Hugh’s love for the ocean extended beyond surfing to boats of all kinds and, of course, fishing. After he and Molly separated, Hugh lived briefly in an apartment overlooking Rockport harbor where he spent countless hours with his daughters near the water’s edge, launching his boat, and telling stories about imaginary creatures lurking in the lime kilns. Soon after, Hugh purchased a home on Spruce Street in Camden, where he would spend the next thirty years. It was the type of neighborhood that families dream of; where cars were subordinate to skateboards – and anything else piloted by a child – and debts between neighbors were paid in chocolate chip cookies and borrowed screwdrivers.
Hugh was also an animal lover.

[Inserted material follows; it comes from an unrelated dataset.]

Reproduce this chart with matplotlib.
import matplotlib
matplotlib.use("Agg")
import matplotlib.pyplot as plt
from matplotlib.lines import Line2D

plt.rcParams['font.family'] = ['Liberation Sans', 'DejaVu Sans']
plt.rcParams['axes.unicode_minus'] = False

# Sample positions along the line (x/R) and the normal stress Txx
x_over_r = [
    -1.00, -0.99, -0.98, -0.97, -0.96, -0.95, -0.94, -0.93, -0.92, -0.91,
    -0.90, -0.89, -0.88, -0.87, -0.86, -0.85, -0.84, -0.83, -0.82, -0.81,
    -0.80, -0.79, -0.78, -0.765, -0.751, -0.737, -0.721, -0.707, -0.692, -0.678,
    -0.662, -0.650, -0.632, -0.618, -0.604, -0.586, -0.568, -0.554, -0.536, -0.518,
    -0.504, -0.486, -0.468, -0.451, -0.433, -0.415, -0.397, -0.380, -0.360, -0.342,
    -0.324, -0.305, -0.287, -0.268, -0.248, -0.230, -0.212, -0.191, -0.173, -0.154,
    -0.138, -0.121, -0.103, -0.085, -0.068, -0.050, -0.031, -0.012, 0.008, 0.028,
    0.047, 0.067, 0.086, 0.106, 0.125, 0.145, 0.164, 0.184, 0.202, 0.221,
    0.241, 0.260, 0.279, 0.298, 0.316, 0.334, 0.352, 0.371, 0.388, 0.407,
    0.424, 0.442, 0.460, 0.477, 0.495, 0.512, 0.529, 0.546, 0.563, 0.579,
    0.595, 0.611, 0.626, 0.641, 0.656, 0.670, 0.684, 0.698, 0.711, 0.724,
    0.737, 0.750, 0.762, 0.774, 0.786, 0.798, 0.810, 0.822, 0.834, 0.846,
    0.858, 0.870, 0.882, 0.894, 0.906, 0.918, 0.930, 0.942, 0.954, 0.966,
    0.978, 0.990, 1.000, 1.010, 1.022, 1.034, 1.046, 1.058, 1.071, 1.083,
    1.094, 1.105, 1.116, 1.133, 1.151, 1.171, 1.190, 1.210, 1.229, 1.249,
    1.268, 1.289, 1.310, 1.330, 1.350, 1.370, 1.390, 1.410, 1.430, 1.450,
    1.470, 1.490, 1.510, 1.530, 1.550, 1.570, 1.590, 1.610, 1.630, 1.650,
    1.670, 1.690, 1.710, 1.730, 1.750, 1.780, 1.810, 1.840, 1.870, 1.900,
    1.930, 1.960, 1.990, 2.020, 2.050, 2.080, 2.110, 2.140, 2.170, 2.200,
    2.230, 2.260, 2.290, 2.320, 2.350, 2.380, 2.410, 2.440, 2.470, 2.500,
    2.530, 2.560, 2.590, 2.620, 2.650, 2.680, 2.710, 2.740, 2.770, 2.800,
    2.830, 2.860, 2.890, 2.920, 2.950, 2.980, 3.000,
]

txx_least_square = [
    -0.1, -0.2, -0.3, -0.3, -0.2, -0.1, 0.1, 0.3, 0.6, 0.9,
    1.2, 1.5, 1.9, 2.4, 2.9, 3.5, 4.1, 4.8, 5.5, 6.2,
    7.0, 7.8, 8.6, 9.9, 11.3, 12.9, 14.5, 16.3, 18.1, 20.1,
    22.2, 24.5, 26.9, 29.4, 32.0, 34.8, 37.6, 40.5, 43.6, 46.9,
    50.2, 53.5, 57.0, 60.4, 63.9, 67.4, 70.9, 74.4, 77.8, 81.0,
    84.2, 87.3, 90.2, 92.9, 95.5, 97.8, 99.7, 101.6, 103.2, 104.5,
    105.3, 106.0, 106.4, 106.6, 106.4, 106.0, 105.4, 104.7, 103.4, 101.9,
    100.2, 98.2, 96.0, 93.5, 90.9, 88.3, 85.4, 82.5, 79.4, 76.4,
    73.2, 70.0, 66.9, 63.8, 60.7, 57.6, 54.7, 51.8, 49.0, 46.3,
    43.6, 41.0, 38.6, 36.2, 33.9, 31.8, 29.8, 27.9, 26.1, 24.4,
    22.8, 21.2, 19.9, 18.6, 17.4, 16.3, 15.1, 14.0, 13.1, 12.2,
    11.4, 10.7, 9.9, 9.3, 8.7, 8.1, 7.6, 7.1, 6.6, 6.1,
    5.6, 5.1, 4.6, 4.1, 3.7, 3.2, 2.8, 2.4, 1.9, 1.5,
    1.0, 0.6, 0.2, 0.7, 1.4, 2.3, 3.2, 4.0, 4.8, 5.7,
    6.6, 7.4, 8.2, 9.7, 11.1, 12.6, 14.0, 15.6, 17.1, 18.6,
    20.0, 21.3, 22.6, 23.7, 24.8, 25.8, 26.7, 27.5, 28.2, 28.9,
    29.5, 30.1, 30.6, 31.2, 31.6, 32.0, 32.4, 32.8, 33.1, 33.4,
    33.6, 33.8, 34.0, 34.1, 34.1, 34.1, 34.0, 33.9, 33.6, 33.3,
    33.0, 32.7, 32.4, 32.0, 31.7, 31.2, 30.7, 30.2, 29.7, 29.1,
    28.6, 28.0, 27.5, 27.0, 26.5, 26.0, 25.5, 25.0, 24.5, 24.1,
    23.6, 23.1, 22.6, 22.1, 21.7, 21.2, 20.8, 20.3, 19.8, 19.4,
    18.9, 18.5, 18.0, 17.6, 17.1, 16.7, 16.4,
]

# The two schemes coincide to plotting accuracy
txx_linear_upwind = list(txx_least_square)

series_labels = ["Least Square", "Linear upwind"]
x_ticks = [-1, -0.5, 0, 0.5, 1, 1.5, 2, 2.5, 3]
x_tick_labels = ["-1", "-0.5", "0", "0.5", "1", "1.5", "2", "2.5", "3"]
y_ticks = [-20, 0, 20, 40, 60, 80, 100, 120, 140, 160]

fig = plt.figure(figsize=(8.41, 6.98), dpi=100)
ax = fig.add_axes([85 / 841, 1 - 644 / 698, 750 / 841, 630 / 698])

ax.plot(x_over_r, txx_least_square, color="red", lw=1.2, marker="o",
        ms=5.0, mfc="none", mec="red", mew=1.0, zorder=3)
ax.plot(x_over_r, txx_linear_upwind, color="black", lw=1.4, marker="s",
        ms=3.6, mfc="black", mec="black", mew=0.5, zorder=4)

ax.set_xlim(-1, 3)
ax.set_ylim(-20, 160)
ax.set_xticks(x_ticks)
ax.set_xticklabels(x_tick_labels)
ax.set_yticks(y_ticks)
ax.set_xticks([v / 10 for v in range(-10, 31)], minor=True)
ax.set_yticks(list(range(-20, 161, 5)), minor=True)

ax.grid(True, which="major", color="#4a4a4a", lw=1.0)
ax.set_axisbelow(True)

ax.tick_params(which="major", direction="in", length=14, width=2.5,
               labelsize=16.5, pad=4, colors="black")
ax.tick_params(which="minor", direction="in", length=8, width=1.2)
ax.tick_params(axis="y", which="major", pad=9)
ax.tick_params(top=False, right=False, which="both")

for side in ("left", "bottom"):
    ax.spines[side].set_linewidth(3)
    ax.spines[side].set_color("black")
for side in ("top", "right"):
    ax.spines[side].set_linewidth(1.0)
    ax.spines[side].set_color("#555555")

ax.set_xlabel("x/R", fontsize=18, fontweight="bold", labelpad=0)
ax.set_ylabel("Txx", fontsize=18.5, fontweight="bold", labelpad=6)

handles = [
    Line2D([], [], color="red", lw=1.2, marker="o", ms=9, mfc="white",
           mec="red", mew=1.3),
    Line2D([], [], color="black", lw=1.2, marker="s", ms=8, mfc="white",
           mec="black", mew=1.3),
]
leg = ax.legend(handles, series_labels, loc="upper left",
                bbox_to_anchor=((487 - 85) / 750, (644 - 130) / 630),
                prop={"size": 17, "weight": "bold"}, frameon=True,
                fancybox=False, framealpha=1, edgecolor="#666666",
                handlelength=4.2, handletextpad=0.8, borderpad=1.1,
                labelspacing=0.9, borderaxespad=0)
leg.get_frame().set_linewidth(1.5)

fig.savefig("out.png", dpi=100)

Even though “Molly got the farm” in the divorce, Hugh wasn't far behind in the animal department and frequently indulged his daughters in their desire to bring home any animal who was looking for love, from chinchillas and chameleons to hamsters, gerbils, goldfish, cockatiels and even a python. The python became a Halloween favorite for neighborhood trick or treaters.
The world changed permanently for Hugh in August 2018 when his daughter Kristen Ann McKellar was killed by a reckless boater while swimming on Damariscotta Lake. An initial manslaughter indictment was quickly replaced when an incoming district attorney recast the charges as what Hugh and his family could only describe as a "slap on the wrist" through a deferred disposition'. The profound feeling of loss and injustice surrounding Kristen's death was a heavy weight that Hugh carried with him until his death.
Hugh was sensitive, generous, deeply witty, and often self-deprecating. He was a master of the English language and a highly skilled editor, but also a constant joker who knew everyone in town by name and always had a genuine interest in the details of their lives. One of his favorite quotes from Dave Berry, "You’re only young once, but never too old to be immature.” He joked endlessly and was especially comfortable and skilled engaging young children.
In addition to his silly side, he was also deeply philosophical and well read. He could quote philosophers and poets with ease and had an impressive memory. If asked to choose a favorite quote in a more serious tone, he would usually cite these lines by T.S. Eliot from Burnt Norton:
Time present and time past
Are both perhaps present in time future,
And time future contained in time past.
Hugh was predeceased by his daughter Kristen; his mother, Marjorie; his father, Hugh; and his former wife, Molly McKellar, who died in 2021.
He is survived by his daughter Alison McKellar and her husband Vincent Jones; his grandsons, Colton and Mason; his sister, Robyn and husband Greg (Arthur); and their children Brant, Lindsay, and Peter.
A gathering to remember Hugh will be held April 25, at 3 p.m., at the First Congregational Church in Camden. All are welcome. Please consider sharing a story about Hugh at the gathering or with Alison, ahead of time, at alisonmckellar@gmail.com.
In lieu of flowers, please consider a donation in his memory to the Camden Public Library or Maine Coast Heritage Trust.